**** DATA PROVIDED
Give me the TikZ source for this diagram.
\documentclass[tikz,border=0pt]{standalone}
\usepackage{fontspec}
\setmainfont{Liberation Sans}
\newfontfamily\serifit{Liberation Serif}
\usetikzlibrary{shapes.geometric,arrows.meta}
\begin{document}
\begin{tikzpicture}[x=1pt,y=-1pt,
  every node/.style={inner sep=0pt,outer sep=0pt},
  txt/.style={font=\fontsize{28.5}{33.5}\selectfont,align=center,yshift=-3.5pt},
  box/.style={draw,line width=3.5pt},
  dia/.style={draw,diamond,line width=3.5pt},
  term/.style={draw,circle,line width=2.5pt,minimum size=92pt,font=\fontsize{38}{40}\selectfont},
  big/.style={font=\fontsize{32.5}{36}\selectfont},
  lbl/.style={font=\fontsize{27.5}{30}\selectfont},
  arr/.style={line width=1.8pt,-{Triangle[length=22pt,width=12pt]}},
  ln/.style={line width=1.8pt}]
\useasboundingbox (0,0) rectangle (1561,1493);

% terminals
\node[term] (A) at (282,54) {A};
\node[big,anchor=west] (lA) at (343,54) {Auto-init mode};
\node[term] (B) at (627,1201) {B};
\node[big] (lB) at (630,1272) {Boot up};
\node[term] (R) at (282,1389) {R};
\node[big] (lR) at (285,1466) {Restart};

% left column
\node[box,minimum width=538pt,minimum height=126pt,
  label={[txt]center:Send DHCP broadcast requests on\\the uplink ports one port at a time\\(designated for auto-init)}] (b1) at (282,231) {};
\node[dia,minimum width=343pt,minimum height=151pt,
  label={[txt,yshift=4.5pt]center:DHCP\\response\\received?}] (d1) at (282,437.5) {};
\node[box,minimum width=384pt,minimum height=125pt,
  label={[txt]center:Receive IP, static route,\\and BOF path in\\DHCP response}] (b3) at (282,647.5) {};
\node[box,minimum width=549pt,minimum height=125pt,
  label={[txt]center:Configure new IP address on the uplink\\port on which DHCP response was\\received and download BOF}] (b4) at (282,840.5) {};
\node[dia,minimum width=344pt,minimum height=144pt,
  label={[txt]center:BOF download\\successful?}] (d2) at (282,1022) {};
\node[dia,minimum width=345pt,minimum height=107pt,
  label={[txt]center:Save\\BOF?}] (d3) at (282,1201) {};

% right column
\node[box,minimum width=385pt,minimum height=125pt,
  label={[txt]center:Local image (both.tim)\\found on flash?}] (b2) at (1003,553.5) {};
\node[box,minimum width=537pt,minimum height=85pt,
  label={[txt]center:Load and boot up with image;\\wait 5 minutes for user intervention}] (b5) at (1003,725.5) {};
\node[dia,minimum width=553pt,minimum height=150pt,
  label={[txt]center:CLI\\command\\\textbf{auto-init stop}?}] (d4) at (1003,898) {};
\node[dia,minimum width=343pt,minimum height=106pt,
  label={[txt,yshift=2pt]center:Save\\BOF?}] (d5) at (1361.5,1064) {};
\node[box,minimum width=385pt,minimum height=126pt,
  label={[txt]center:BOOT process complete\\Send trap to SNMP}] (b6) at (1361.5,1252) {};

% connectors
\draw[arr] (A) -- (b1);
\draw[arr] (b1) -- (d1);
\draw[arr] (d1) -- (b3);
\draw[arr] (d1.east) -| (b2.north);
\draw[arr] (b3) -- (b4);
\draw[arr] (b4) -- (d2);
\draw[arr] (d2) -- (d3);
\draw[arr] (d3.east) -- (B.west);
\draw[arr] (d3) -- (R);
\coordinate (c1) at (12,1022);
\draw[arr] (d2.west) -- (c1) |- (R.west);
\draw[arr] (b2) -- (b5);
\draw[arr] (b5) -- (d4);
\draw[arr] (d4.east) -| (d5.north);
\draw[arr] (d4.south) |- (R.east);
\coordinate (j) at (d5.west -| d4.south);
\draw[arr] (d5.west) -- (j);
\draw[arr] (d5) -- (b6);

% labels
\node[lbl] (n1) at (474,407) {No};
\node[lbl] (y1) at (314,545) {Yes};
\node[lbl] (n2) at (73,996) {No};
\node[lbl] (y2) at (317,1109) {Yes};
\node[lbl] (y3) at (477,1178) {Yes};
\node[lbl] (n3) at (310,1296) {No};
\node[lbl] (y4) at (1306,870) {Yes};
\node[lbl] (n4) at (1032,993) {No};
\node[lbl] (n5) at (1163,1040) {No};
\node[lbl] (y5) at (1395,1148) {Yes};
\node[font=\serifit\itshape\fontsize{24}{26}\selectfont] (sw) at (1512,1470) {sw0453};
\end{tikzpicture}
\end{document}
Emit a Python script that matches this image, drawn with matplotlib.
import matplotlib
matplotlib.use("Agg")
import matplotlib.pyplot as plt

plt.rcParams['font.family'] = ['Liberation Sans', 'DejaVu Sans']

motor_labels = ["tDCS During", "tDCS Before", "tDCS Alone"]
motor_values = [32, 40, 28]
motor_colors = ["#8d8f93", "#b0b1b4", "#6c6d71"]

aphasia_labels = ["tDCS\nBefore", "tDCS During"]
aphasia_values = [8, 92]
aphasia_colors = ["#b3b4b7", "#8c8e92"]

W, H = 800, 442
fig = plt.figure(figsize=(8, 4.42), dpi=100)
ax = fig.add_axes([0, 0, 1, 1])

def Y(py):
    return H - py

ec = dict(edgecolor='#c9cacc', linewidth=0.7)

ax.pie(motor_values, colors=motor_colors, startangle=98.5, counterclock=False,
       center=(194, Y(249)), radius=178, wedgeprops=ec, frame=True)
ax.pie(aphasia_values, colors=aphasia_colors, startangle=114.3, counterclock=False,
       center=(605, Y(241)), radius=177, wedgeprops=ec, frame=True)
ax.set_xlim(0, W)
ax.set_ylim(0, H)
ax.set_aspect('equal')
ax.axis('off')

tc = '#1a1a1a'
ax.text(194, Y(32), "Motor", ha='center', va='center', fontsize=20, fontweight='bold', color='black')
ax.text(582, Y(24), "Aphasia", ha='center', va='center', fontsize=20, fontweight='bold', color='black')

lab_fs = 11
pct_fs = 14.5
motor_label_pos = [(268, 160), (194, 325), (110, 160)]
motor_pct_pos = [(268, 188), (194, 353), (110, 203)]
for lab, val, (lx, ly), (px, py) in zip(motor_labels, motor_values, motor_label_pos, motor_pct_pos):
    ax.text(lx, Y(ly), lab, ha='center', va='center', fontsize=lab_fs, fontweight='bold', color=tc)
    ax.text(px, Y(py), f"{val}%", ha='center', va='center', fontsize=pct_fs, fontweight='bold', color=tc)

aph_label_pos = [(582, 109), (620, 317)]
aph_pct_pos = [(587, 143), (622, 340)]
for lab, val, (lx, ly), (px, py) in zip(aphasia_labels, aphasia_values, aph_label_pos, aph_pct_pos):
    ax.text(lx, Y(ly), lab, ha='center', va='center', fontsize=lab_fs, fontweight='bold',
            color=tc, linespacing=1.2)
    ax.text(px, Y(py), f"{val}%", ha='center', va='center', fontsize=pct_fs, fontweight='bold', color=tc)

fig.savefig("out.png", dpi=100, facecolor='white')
********
=== WORK TO DO ===
Only the lines from the one with "Emit a Python" to the one with "plt.rcParams['font.family'] = ['Liberation" are wanted; extract them exactly, both ends included.

=== FINAL RESULT ===
Emit a Python script that matches this image, drawn with matplotlib.
import matplotlib
matplotlib.use("Agg")
import matplotlib.pyplot as plt

plt.rcParams['font.family'] = ['Liberation Sans', 'DejaVu Sans']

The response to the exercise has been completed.